Source data:

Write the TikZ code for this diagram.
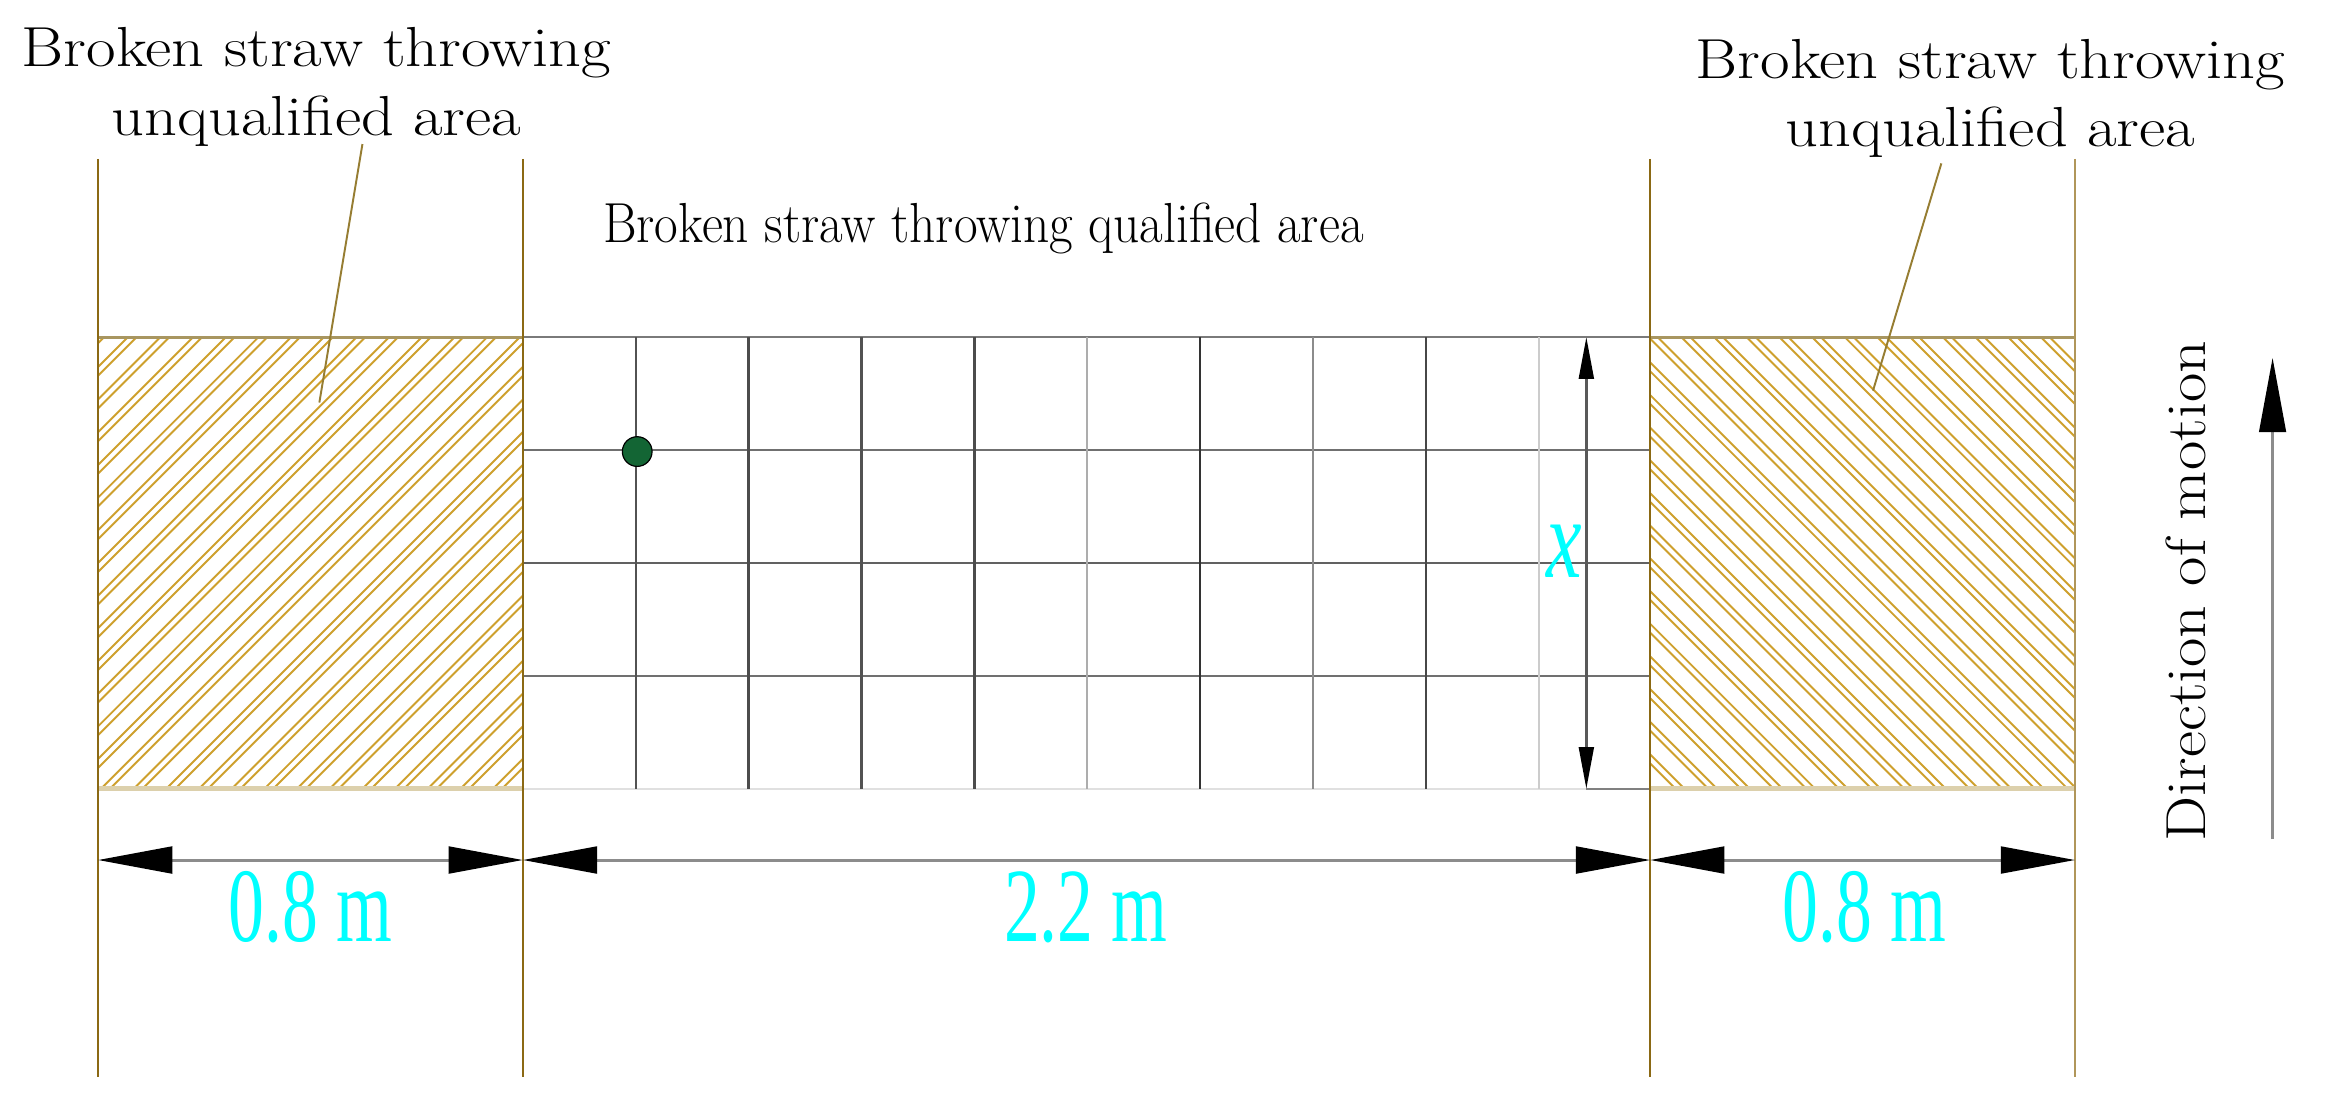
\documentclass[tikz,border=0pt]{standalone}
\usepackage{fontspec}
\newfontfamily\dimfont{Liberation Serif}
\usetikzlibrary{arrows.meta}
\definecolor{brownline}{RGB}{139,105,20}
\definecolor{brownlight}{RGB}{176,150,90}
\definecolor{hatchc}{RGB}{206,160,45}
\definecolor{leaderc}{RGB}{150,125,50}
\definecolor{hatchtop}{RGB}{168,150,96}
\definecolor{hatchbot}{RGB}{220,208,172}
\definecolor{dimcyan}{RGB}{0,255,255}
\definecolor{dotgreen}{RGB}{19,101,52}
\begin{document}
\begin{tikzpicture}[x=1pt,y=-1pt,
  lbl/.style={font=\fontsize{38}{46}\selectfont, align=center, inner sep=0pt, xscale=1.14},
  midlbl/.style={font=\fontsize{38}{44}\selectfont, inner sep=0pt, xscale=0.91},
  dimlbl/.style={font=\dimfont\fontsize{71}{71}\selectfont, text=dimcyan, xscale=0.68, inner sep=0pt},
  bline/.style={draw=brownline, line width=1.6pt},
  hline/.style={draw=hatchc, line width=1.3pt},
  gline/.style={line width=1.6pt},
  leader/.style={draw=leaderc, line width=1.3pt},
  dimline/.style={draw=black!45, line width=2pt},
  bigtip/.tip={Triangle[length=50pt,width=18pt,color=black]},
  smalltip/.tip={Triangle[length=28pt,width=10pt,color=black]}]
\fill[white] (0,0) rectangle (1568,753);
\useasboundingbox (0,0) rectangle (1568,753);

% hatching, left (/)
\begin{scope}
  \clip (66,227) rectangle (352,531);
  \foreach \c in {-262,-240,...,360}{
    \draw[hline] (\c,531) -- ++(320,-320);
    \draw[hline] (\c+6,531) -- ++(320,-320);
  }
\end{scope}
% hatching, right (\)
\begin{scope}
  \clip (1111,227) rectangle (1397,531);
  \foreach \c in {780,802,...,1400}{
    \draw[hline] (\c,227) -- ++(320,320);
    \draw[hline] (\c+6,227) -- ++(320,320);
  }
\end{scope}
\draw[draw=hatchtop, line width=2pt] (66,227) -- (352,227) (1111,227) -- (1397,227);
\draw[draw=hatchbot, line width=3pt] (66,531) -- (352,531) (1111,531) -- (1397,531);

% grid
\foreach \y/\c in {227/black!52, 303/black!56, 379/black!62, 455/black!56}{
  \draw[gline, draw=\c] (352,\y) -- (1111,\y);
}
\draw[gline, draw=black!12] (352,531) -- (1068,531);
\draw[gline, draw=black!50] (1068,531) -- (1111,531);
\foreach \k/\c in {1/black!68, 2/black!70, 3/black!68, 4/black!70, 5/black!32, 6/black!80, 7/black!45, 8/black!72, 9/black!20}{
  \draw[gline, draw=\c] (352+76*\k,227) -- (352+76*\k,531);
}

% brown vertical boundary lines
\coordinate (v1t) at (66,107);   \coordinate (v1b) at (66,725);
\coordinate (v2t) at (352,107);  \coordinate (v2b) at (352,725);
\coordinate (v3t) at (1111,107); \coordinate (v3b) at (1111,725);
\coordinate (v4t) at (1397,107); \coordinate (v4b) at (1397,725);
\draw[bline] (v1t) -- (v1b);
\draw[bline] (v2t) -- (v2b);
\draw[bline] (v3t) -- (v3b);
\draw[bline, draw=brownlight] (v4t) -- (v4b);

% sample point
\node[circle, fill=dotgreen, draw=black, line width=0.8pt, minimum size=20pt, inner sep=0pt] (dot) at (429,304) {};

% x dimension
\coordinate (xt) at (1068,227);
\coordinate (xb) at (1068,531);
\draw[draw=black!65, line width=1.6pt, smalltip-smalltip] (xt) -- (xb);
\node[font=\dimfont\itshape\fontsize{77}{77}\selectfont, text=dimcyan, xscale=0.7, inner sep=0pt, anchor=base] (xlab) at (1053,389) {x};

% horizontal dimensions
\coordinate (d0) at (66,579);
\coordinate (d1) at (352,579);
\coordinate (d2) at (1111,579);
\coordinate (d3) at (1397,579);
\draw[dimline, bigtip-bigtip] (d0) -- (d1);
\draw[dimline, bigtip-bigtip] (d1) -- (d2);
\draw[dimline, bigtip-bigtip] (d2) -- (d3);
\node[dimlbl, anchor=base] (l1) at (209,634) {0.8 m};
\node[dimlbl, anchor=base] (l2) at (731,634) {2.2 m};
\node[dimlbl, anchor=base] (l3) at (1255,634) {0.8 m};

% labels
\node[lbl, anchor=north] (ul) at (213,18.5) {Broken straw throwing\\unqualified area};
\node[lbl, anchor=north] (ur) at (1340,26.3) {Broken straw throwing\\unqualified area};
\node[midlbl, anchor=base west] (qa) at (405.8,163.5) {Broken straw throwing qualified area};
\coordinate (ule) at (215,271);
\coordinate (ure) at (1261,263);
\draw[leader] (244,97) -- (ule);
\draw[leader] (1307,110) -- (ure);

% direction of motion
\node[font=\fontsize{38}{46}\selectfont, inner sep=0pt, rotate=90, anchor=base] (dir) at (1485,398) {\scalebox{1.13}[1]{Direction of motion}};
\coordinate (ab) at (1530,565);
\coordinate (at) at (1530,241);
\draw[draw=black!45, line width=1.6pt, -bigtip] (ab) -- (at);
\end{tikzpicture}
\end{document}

Goal of the exercise: Copy out all the data exactly; skip the pictures.

Result of the exercise:
Write the TikZ code for this diagram.
\documentclass[tikz,border=0pt]{standalone}
\usepackage{fontspec}
\newfontfamily\dimfont{Liberation Serif}
\usetikzlibrary{arrows.meta}
\definecolor{brownline}{RGB}{139,105,20}
\definecolor{brownlight}{RGB}{176,150,90}
\definecolor{hatchc}{RGB}{206,160,45}
\definecolor{leaderc}{RGB}{150,125,50}
\definecolor{hatchtop}{RGB}{168,150,96}
\definecolor{hatchbot}{RGB}{220,208,172}
\definecolor{dimcyan}{RGB}{0,255,255}
\definecolor{dotgreen}{RGB}{19,101,52}
\begin{document}
\begin{tikzpicture}[x=1pt,y=-1pt,
  lbl/.style={font=\fontsize{38}{46}\selectfont, align=center, inner sep=0pt, xscale=1.14},
  midlbl/.style={font=\fontsize{38}{44}\selectfont, inner sep=0pt, xscale=0.91},
  dimlbl/.style={font=\dimfont\fontsize{71}{71}\selectfont, text=dimcyan, xscale=0.68, inner sep=0pt},
  bline/.style={draw=brownline, line width=1.6pt},
  hline/.style={draw=hatchc, line width=1.3pt},
  gline/.style={line width=1.6pt},
  leader/.style={draw=leaderc, line width=1.3pt},
  dimline/.style={draw=black!45, line width=2pt},
  bigtip/.tip={Triangle[length=50pt,width=18pt,color=black]},
  smalltip/.tip={Triangle[length=28pt,width=10pt,color=black]}]
\fill[white] (0,0) rectangle (1568,753);
\useasboundingbox (0,0) rectangle (1568,753);

% hatching, left (/)
\begin{scope}
  \clip (66,227) rectangle (352,531);
  \foreach \c in {-262,-240,...,360}{
    \draw[hline] (\c,531) -- ++(320,-320);
    \draw[hline] (\c+6,531) -- ++(320,-320);
  }
\end{scope}
% hatching, right (\)
\begin{scope}
  \clip (1111,227) rectangle (1397,531);
  \foreach \c in {780,802,...,1400}{
    \draw[hline] (\c,227) -- ++(320,320);
    \draw[hline] (\c+6,227) -- ++(320,320);
  }
\end{scope}
\draw[draw=hatchtop, line width=2pt] (66,227) -- (352,227) (1111,227) -- (1397,227);
\draw[draw=hatchbot, line width=3pt] (66,531) -- (352,531) (1111,531) -- (1397,531);

% grid
\foreach \y/\c in {227/black!52, 303/black!56, 379/black!62, 455/black!56}{
  \draw[gline, draw=\c] (352,\y) -- (1111,\y);
}
\draw[gline, draw=black!12] (352,531) -- (1068,531);
\draw[gline, draw=black!50] (1068,531) -- (1111,531);
\foreach \k/\c in {1/black!68, 2/black!70, 3/black!68, 4/black!70, 5/black!32, 6/black!80, 7/black!45, 8/black!72, 9/black!20}{
  \draw[gline, draw=\c] (352+76*\k,227) -- (352+76*\k,531);
}

% brown vertical boundary lines
\coordinate (v1t) at (66,107);   \coordinate (v1b) at (66,725);
\coordinate (v2t) at (352,107);  \coordinate (v2b) at (352,725);
\coordinate (v3t) at (1111,107); \coordinate (v3b) at (1111,725);
\coordinate (v4t) at (1397,107); \coordinate (v4b) at (1397,725);
\draw[bline] (v1t) -- (v1b);
\draw[bline] (v2t) -- (v2b);
\draw[bline] (v3t) -- (v3b);
\draw[bline, draw=brownlight] (v4t) -- (v4b);

% sample point
\node[circle, fill=dotgreen, draw=black, line width=0.8pt, minimum size=20pt, inner sep=0pt] (dot) at (429,304) {};

% x dimension
\coordinate (xt) at (1068,227);
\coordinate (xb) at (1068,531);
\draw[draw=black!65, line width=1.6pt, smalltip-smalltip] (xt) -- (xb);
\node[font=\dimfont\itshape\fontsize{77}{77}\selectfont, text=dimcyan, xscale=0.7, inner sep=0pt, anchor=base] (xlab) at (1053,389) {x};

% horizontal dimensions
\coordinate (d0) at (66,579);
\coordinate (d1) at (352,579);
\coordinate (d2) at (1111,579);
\coordinate (d3) at (1397,579);
\draw[dimline, bigtip-bigtip] (d0) -- (d1);
\draw[dimline, bigtip-bigtip] (d1) -- (d2);
\draw[dimline, bigtip-bigtip] (d2) -- (d3);
\node[dimlbl, anchor=base] (l1) at (209,634) {0.8 m};
\node[dimlbl, anchor=base] (l2) at (731,634) {2.2 m};
\node[dimlbl, anchor=base] (l3) at (1255,634) {0.8 m};

% labels
\node[lbl, anchor=north] (ul) at (213,18.5) {Broken straw throwing\\unqualified area};
\node[lbl, anchor=north] (ur) at (1340,26.3) {Broken straw throwing\\unqualified area};
\node[midlbl, anchor=base west] (qa) at (405.8,163.5) {Broken straw throwing qualified area};
\coordinate (ule) at (215,271);
\coordinate (ure) at (1261,263);
\draw[leader] (244,97) -- (ule);
\draw[leader] (1307,110) -- (ure);

% direction of motion
\node[font=\fontsize{38}{46}\selectfont, inner sep=0pt, rotate=90, anchor=base] (dir) at (1485,398) {\scalebox{1.13}[1]{Direction of motion}};
\coordinate (ab) at (1530,565);
\coordinate (at) at (1530,241);
\draw[draw=black!45, line width=1.6pt, -bigtip] (ab) -- (at);
\end{tikzpicture}
\end{document}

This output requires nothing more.